Bruce (Xiaoyu) Liu, primo classificato alla diciotessima edizione, esegue il concerto op. 11.
Odiare la rigidità
E infine, per quanto riguarda le note dolenti… È inutile che ci prendiamo in giro, Chopin non era un compositore amante delle grandi (e talvolta anche po’ troppo rigide) forme.
Lo dimostrano anche le sue Sonate, assolutamente magnifiche per la quantità e qualità delle idee, ma che mancano di quello spirito formale tipico che invece troviamo nitidamente in altri autori, che hanno saputo esprimere le loro idee all’interno di quegli apparenti rigidi confini portando quella forma alla sua più alta espressione.
Dopotutto che i due concerti non siano a livello dei brani in forma breve, come le ballate o le polacche, non c’è assolutamente alcun dubbio. Non è un caso che negli adagi, dove la rigidità formale è meno pressante rispetto agli altri movimenti, la fantasia di Chopin scorra più libera e meno costretta da vincoli classici della forma.

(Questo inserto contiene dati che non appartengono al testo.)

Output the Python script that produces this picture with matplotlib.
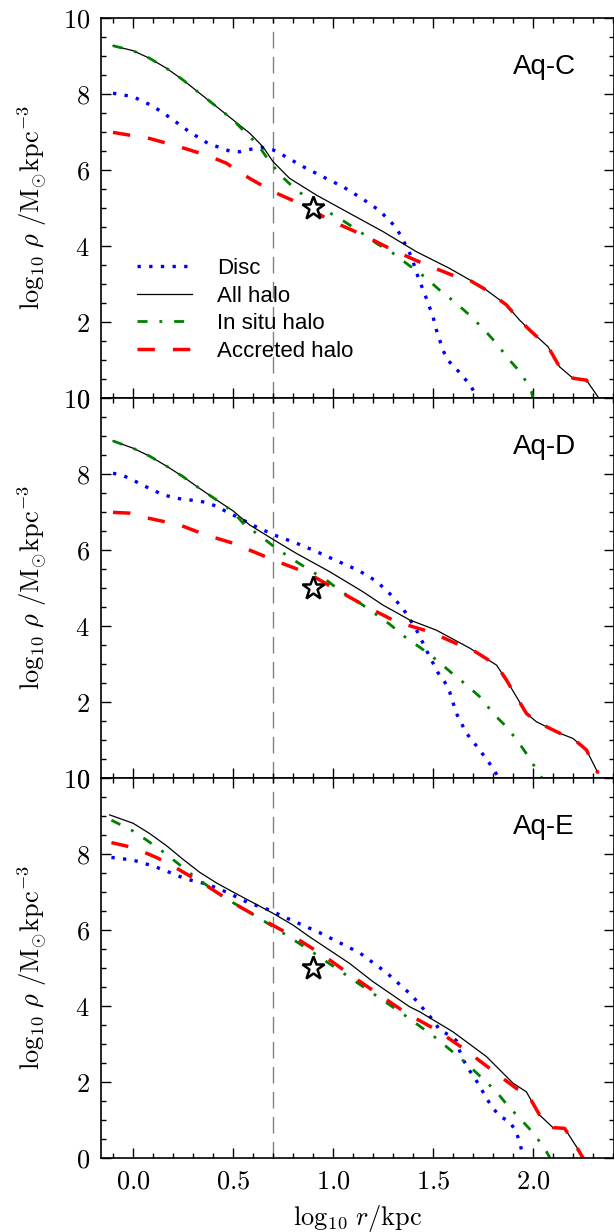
import matplotlib
matplotlib.use('Agg')
import matplotlib.pyplot as plt
from matplotlib.ticker import FuncFormatter, MultipleLocator

# ---- Aq-C -------------------------------------------------------------
c_disc_r = [-0.1, 0.0, 0.1, 0.19, 0.283, 0.375, 0.483, 0.533, 0.592, 0.642, 0.7, 0.75,
            0.85, 0.95, 1.05, 1.142, 1.233, 1.308, 1.342, 1.367, 1.392, 1.425, 1.467,
            1.5, 1.517, 1.55, 1.572, 1.608, 1.65, 1.687, 1.713]
c_disc = [8.02, 7.93, 7.68, 7.36, 7.0, 6.70, 6.50, 6.48, 6.55, 6.59, 6.53, 6.39,
          6.09, 5.82, 5.56, 5.26, 4.93, 4.53, 4.25, 3.98, 3.72, 3.19, 2.62,
          2.14, 1.79, 1.26, 1.0, 0.82, 0.56, 0.34, 0.08]
c_halo_r = [-0.1, 0.0, 0.083, 0.167, 0.25, 0.333, 0.417, 0.5, 0.583, 0.65, 0.7, 0.783,
            0.917, 1.083, 1.25, 1.417, 1.583, 1.683, 1.767, 1.867, 1.933, 1.983, 2.075,
            2.133, 2.2, 2.267, 2.325]
c_halo = [9.27, 9.14, 8.94, 8.68, 8.37, 8.02, 7.67, 7.32, 6.97, 6.61, 6.22, 5.78,
          5.34, 4.86, 4.38, 3.85, 3.41, 3.11, 2.84, 2.45, 2.05, 1.79, 1.35,
          0.82, 0.52, 0.47, 0.03]
c_insitu_r = [-0.1, 0.0, 0.083, 0.167, 0.25, 0.333, 0.417, 0.5, 0.55, 0.625, 0.683,
              0.742, 0.817, 0.975, 1.058, 1.142, 1.217, 1.3, 1.383, 1.458, 1.533,
              1.617, 1.683, 1.75, 1.817, 1.875, 1.942, 1.992, 2.0]
c_insitu = [9.27, 9.14, 8.94, 8.68, 8.37, 8.02, 7.67, 7.32, 7.05, 6.66, 6.22,
            5.84, 5.47, 4.90, 4.64, 4.35, 4.07, 3.81, 3.48, 3.19, 2.84,
            2.49, 2.18, 1.83, 1.44, 1.04, 0.65, 0.17, 0.0]
c_accr_r = [-0.1, 0.083, 0.233, 0.367, 0.467, 0.517, 0.583, 0.7, 0.85, 0.983, 1.15,
            1.3, 1.45, 1.617, 1.683, 1.767, 1.867, 1.933, 1.983, 2.075, 2.133, 2.2,
            2.267, 2.325]
c_accr = [6.99, 6.83, 6.61, 6.39, 6.18, 6.0, 5.78, 5.43, 5.08, 4.68, 4.29,
          3.89, 3.54, 3.19, 3.10, 2.84, 2.45, 2.05, 1.79, 1.35, 0.82, 0.52,
          0.47, 0.03]

# ---- Aq-D -------------------------------------------------------------
d_disc_r = [-0.1, -0.05, 0.0, 0.05, 0.1, 0.15, 0.2, 0.25, 0.317, 0.367, 0.417, 0.467,
            0.517, 0.608, 0.708, 0.817, 0.917, 1.017, 1.125, 1.217, 1.3, 1.367, 1.425,
            1.475, 1.525, 1.558, 1.583, 1.617, 1.667, 1.733, 1.8, 1.828]
d_disc = [8.02, 7.96, 7.84, 7.70, 7.58, 7.45, 7.39, 7.33, 7.30, 7.25, 7.15, 7.01,
          6.88, 6.63, 6.39, 6.18, 5.96, 5.72, 5.47, 5.18, 4.77, 4.33, 3.82,
          3.28, 2.77, 2.53, 2.27, 1.70, 1.18, 0.74, 0.26, 0.0]
d_halo_r = [-0.1, 0.0, 0.083, 0.167, 0.25, 0.333, 0.417, 0.5, 0.583, 0.7, 0.817, 0.983,
            1.15, 1.25, 1.383, 1.517, 1.683, 1.818, 1.867, 1.917, 1.967, 2.017, 2.067,
            2.133, 2.2, 2.267, 2.325]
d_halo = [8.87, 8.68, 8.47, 8.21, 7.93, 7.62, 7.32, 7.03, 6.66, 6.28, 5.91, 5.43,
          4.90, 4.55, 4.16, 3.89, 3.42, 2.97, 2.58, 2.14, 1.70, 1.48, 1.35,
          1.18, 1.04, 0.74, 0.13]
d_insitu_r = [-0.1, 0.0, 0.083, 0.167, 0.25, 0.333, 0.417, 0.5, 0.558, 0.642, 0.717,
              0.8, 0.883, 0.967, 1.042, 1.125, 1.208, 1.283, 1.358, 1.442, 1.517,
              1.592, 1.667, 1.742, 1.8, 1.867, 1.925, 1.983, 2.033, 2.045]
d_insitu = [8.87, 8.68, 8.47, 8.21, 7.93, 7.62, 7.32, 7.01, 6.66, 6.35, 6.04,
            5.75, 5.47, 5.21, 4.90, 4.64, 4.33, 4.05, 3.72, 3.41, 3.11,
            2.77, 2.45, 2.10, 1.70, 1.35, 0.96, 0.52, 0.08, 0.0]
d_accr_r = [-0.1, -0.017, 0.083, 0.233, 0.367, 0.5, 0.6, 0.725, 0.875, 1.025, 1.167,
            1.317, 1.483, 1.633, 1.683, 1.818, 1.867, 1.917, 1.967, 2.017, 2.067,
            2.133, 2.2, 2.267, 2.325]
d_accr = [6.99, 6.97, 6.83, 6.66, 6.39, 6.18, 5.96, 5.69, 5.39, 4.93, 4.51,
          4.11, 3.85, 3.50, 3.42, 2.97, 2.58, 2.14, 1.70, 1.48, 1.35,
          1.18, 1.04, 0.74, 0.13]

# ---- Aq-E -------------------------------------------------------------
e_disc_r = [-0.108, 0.0, 0.058, 0.108, 0.163, 0.213, 0.267, 0.375, 0.475, 0.575, 0.68,
            0.783, 0.933, 1.133, 1.267, 1.392, 1.5, 1.533, 1.575, 1.617, 1.633, 1.655,
            1.683, 1.713, 1.742, 1.77, 1.8, 1.835, 1.883, 1.913, 1.933, 1.945, 1.95]
e_disc = [7.91, 7.84, 7.75, 7.67, 7.56, 7.45, 7.34, 7.20, 6.98, 6.72, 6.53,
          6.28, 5.93, 5.40, 4.88, 4.29, 3.63, 3.37, 3.25, 3.09, 2.82, 2.55,
          2.30, 2.07, 1.81, 1.55, 1.31, 1.10, 0.95, 0.72, 0.43, 0.15, 0.0]
e_halo_r = [-0.117, 0.0, 0.083, 0.167, 0.25, 0.333, 0.417, 0.5, 0.6, 0.7, 0.8, 0.883,
            1.083, 1.2, 1.383, 1.433, 1.6, 1.767, 1.9, 1.967, 2.033, 2.1, 2.158,
            2.217, 2.25]
e_halo = [9.03, 8.81, 8.54, 8.22, 7.86, 7.52, 7.24, 7.0, 6.72, 6.44, 6.13, 5.82,
          5.12, 4.64, 3.98, 3.85, 3.32, 2.67, 1.97, 1.74, 1.13, 0.80, 0.78,
          0.30, 0.0]
e_insitu_r = [-0.108, -0.008, 0.067, 0.15, 0.225, 0.308, 0.463, 0.55, 0.7, 0.883, 1.042,
              1.2, 1.358, 1.517, 1.667, 1.742, 1.813, 1.875, 1.942, 2.008, 2.067, 2.085]
e_insitu = [8.89, 8.63, 8.37, 8.06, 7.75, 7.40, 6.83, 6.57, 6.09, 5.47, 4.90,
            4.33, 3.76, 3.15, 2.49, 2.12, 1.77, 1.37, 1.0, 0.62, 0.17, 0.0]
e_accr_r = [-0.108, -0.033, 0.05, 0.125, 0.233, 0.375, 0.517, 0.667, 0.817, 0.95, 1.1,
            1.233, 1.367, 1.517, 1.65, 1.783, 1.917, 1.967, 2.033, 2.1, 2.158, 2.217, 2.25]
e_accr = [8.30, 8.21, 8.06, 7.89, 7.58, 7.14, 6.66, 6.22, 5.78, 5.34, 4.77,
          4.29, 3.81, 3.37, 2.89, 2.36, 1.83, 1.74, 1.13, 0.80, 0.78, 0.30, 0.0]

panel_names = ['Aq-C', 'Aq-D', 'Aq-E']
legend_labels = ['Disc', 'All halo', 'In situ halo', 'Accreted halo']
star_r, star_rho = 0.9, 5.0
r_vline = 0.7

panels = [
    (c_disc_r, c_disc, c_halo_r, c_halo, c_insitu_r, c_insitu, c_accr_r, c_accr),
    (d_disc_r, d_disc, d_halo_r, d_halo, d_insitu_r, d_insitu, d_accr_r, d_accr),
    (e_disc_r, e_disc, e_halo_r, e_halo, e_insitu_r, e_insitu, e_accr_r, e_accr),
]

plt.rcParams['mathtext.fontset'] = 'cm'
plt.rcParams['font.family'] = ['Liberation Sans', 'DejaVu Sans']

W, H = 614, 1232
fig = plt.figure(figsize=(W / 100, H / 100), dpi=100)
gs = fig.add_gridspec(3, 1, left=101 / W, right=1.0, top=1 - 18 / H,
                      bottom=74 / H, hspace=0)

tick_fmt_y = FuncFormatter(lambda v, p: '$%g$' % v)
tick_fmt_x = FuncFormatter(lambda v, p: '$%.1f$' % v)

for i, data in enumerate(panels):
    ax = fig.add_subplot(gs[i])
    dr, dd, hr, hh, ir, ii, ar, aa = data
    ax.axvline(r_vline, color='0.5', lw=1, dashes=(12, 6), zorder=1)
    l1, = ax.plot(dr, dd, color='blue', lw=2.4, dashes=(1, 2.5), label=legend_labels[0])
    l2, = ax.plot(hr, hh, color='black', lw=0.9, label=legend_labels[1])
    l3, = ax.plot(ir, ii, color='green', lw=2.0, dashes=(3.6, 4.3, 1, 4.3),
                  label=legend_labels[2])
    l4, = ax.plot(ar, aa, color='red', lw=2.5, dashes=(5, 5.2), label=legend_labels[3])
    ax.plot([star_r], [star_rho], marker='*', ms=17, mfc='white', mec='black',
            mew=1.8, ls='none', zorder=5)

    ax.set_xlim(-0.16, 2.405)
    ax.set_ylim(0, 10)
    ax.set_xticks([0.0, 0.5, 1.0, 1.5, 2.0])
    ax.xaxis.set_minor_locator(MultipleLocator(0.1))
    ax.set_yticks([0, 2, 4, 6, 8, 10])
    ax.yaxis.set_minor_locator(MultipleLocator(0.5))
    ax.yaxis.set_major_formatter(tick_fmt_y)
    ax.xaxis.set_major_formatter(tick_fmt_x)
    ax.tick_params(which='both', direction='in', top=True, right=True, width=1,
                   labelsize=19, pad=8)
    ax.tick_params(which='major', length=7)
    ax.tick_params(which='minor', length=3.5)
    for s in ax.spines.values():
        s.set_linewidth(1.2)
    if i < 2:
        ax.tick_params(labelbottom=False)
    else:
        ax.set_xlabel(r'$\log_{10}\,r/\mathrm{kpc}$', fontsize=19)
        ax.xaxis.set_label_coords(0.5, -0.118)

    ax.set_ylabel(r'$\log_{10}\,\rho\ /\mathrm{M_{\odot}kpc^{-3}}$', fontsize=19)
    ax.yaxis.set_label_coords(-0.102, 0.5)
    ax.text(0.864, 0.87, panel_names[i], transform=ax.transAxes, fontsize=20,
            ha='center', va='center')

    if i == 0:
        ax.legend(handles=[l1, l2, l3, l4], loc='center left',
                  bbox_to_anchor=(0.07, 0.232), frameon=False, fontsize=16,
                  handlelength=2.5, handletextpad=1.1, labelspacing=0.3,
                  borderpad=0, borderaxespad=0)

fig.savefig('out.png', dpi=100)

C’è un’altra questione però, che riguarda l’orecchio compositivo di Chopin: il suo era genuinamente pianistico, capace di creare combinazioni sonore sulla tastiera al limite dell’irreale ma che dinnanzi alla scrittura per altri strumenti si dimostrava non sempre capace di generare idee dalla stessa grandiosità e freschezza.
Ed anche i momenti di cadenza e a solo del pianoforte, dove la genialità del compositore si mostra in tutta la sua magnificenza ed eleganza, non fanno altro che accentuare la differenza nella qualità di scrittura tra la parte solista e quella orchestrale.
Ma questo basta a spiegare lo scarso successo che ebbero all’epoca? Forse no, perché insieme alla questione meramente politico/imprenditoriale (Chopin a Vienna mancava dell’appoggio di personaggi come i principi Metternich o Schwarzenberg e grandi didatti pianisti come Czerny o Hummel) c’è anche una questione stilistica a cui ho già accennato in precedenza: il virtuosismo raffinato e poetico di Chopin è ben lontano da quello eccessivo ed inebriante di altri suoi contemporanei come Thalberg, nettamente preferito dal pubblico dell’epoca.
Non è un caso infatti che dal 1830 in poi Chopin eseguì davvero raramente i suoi concerti e per quanto possa sembrare assurdo, quasi sempre malvolentieri.